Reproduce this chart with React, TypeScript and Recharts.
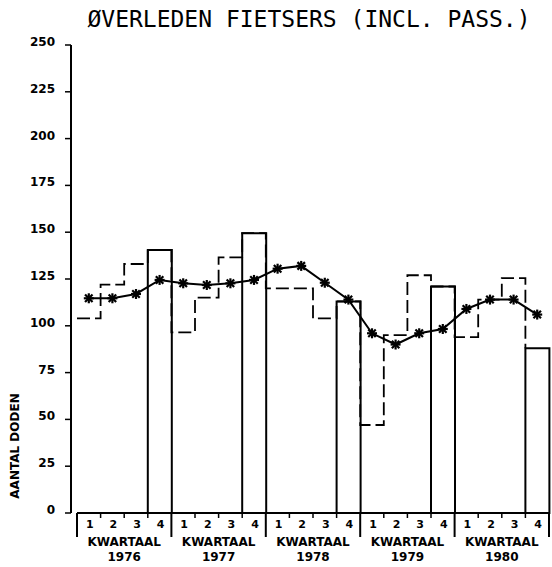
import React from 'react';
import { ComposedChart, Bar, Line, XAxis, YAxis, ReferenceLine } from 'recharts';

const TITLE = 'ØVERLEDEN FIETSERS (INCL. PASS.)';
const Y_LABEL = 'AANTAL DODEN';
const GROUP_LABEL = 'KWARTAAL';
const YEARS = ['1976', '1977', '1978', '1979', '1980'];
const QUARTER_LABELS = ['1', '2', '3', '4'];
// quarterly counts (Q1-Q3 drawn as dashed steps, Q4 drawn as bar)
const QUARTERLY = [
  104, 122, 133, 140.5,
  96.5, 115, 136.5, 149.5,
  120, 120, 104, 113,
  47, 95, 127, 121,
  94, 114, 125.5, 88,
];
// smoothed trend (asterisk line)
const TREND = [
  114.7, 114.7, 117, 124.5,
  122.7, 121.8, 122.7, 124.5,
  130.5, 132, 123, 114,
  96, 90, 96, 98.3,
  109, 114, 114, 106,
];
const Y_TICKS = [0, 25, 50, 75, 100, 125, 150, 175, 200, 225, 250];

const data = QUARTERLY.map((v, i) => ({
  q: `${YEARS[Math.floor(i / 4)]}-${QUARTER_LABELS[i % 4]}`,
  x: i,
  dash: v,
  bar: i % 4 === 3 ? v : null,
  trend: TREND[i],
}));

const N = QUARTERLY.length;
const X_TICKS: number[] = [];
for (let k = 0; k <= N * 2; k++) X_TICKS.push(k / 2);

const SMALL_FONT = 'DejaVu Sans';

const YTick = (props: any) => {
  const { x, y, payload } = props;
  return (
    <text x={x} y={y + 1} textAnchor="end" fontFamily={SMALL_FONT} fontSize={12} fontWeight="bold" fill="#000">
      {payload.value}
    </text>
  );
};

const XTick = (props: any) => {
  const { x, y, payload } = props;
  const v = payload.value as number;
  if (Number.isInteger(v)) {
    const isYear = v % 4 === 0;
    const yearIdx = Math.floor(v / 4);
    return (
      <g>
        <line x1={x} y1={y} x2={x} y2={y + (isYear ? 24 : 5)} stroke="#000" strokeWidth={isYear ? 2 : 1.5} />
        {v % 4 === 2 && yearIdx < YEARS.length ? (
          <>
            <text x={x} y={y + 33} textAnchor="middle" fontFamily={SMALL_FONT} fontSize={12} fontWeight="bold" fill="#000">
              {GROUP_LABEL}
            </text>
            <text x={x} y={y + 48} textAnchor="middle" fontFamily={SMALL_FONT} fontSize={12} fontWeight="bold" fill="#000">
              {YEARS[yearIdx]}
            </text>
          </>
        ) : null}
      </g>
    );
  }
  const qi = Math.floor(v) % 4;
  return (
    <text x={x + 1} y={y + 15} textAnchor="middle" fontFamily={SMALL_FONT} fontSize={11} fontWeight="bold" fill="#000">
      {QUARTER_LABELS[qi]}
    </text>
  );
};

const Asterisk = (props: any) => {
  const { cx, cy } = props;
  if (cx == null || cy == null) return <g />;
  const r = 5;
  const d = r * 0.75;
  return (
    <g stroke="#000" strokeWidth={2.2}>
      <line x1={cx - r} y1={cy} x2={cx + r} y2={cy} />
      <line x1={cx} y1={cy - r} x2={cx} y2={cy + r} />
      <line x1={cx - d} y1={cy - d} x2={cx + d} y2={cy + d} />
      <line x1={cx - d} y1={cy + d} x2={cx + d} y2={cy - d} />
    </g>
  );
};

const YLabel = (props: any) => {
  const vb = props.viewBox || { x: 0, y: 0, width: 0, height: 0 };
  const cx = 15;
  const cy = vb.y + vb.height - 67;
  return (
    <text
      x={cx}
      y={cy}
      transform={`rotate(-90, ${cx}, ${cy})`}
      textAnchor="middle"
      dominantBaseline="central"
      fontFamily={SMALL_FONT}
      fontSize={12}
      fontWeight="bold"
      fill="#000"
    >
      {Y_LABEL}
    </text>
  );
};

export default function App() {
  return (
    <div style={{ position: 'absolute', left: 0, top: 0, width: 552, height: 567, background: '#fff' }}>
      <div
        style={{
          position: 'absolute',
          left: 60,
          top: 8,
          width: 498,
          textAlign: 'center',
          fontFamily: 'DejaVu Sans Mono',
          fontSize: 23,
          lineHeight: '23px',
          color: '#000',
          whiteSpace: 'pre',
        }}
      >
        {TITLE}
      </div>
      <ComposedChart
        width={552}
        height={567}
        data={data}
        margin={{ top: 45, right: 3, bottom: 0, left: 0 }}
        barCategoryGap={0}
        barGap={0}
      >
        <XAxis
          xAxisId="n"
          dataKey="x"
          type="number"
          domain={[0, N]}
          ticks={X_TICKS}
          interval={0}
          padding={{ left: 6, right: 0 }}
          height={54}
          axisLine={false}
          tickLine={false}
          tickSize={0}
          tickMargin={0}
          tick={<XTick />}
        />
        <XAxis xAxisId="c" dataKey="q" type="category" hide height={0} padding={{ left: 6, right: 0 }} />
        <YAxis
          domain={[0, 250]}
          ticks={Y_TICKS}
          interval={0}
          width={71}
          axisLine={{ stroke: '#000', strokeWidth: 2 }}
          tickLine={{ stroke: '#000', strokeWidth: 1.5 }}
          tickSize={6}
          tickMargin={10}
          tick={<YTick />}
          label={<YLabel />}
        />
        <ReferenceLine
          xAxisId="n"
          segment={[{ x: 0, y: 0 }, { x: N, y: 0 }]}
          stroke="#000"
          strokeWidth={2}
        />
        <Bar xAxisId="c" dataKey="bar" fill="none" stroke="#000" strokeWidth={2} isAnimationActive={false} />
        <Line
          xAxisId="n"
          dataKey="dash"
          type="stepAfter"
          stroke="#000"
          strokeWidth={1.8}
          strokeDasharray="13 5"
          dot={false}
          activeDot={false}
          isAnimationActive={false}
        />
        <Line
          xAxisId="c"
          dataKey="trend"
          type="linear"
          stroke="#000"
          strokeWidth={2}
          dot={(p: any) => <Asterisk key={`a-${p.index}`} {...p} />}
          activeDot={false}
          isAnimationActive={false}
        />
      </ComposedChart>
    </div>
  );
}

TASK STATEMENT: From the first line of the material down to the line containing "XAxis, YAxis, ReferenceLine", inclusive, return each line exactly, skipping any picture.

SOLUTION TO THE EXERCISE:
Reproduce this chart with React, TypeScript and Recharts.
import React from 'react';
import { ComposedChart, Bar, Line, XAxis, YAxis, ReferenceLine } from 'recharts';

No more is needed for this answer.